In Reply to: Let's talk about heat transfer posted by David G on July 16, 2019 at 07:10:26:

My mother was a master of controlling heat in the house. ( I realize this won’t have anything to do with water, but none of it has to do with a tractor so what the hell.) We did not have AC or central air. The duct work snuck through the farm house was archaic at best. She would open and close windows and shades as the day and night progressed. The remodeling projects that Ma and Pa did put large windows on the south side and small ones on the north. This provide solar heating in the cold months much like you used to see on hog and chicken barns, but don’t see much anymore anywhere. It was not uncommon to open the basement door to vent some cool air up. Now the basement did have a canning room with a dirt floor and was sectioned off from the rest of the basement. That room was always the coolest. If you consider the liquid volume stored in the jellys, preserved meats, canned fruits, homemade wines, and stuff the regulators didn’t know about I’m sure there was a couple hundred gallons. That must count for something. That room was often open in the summer, but always closed in the winter. At any rate she kept the old farm house comfortable through the dog days of summer.

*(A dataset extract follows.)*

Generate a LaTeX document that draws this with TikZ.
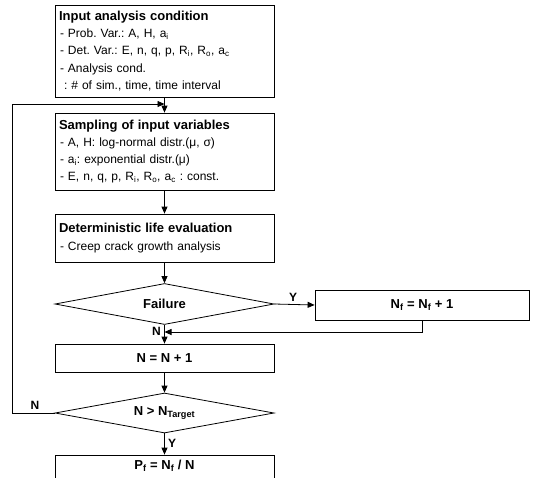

Now come winter she ran that old wood furnace like a boiler man. She also had a little wood stove next to the electric range in the kitchen and had a cast iron tea kettle chugging away to bring moisture into the house. I can’t tell you the math because I was picking rocks the day we had nuclear physics in school, but I know it works.
She also carried the wash water from the wash machine up the steps out the door and put that on the birch trees. And I’ll say we had some nice big birch trees.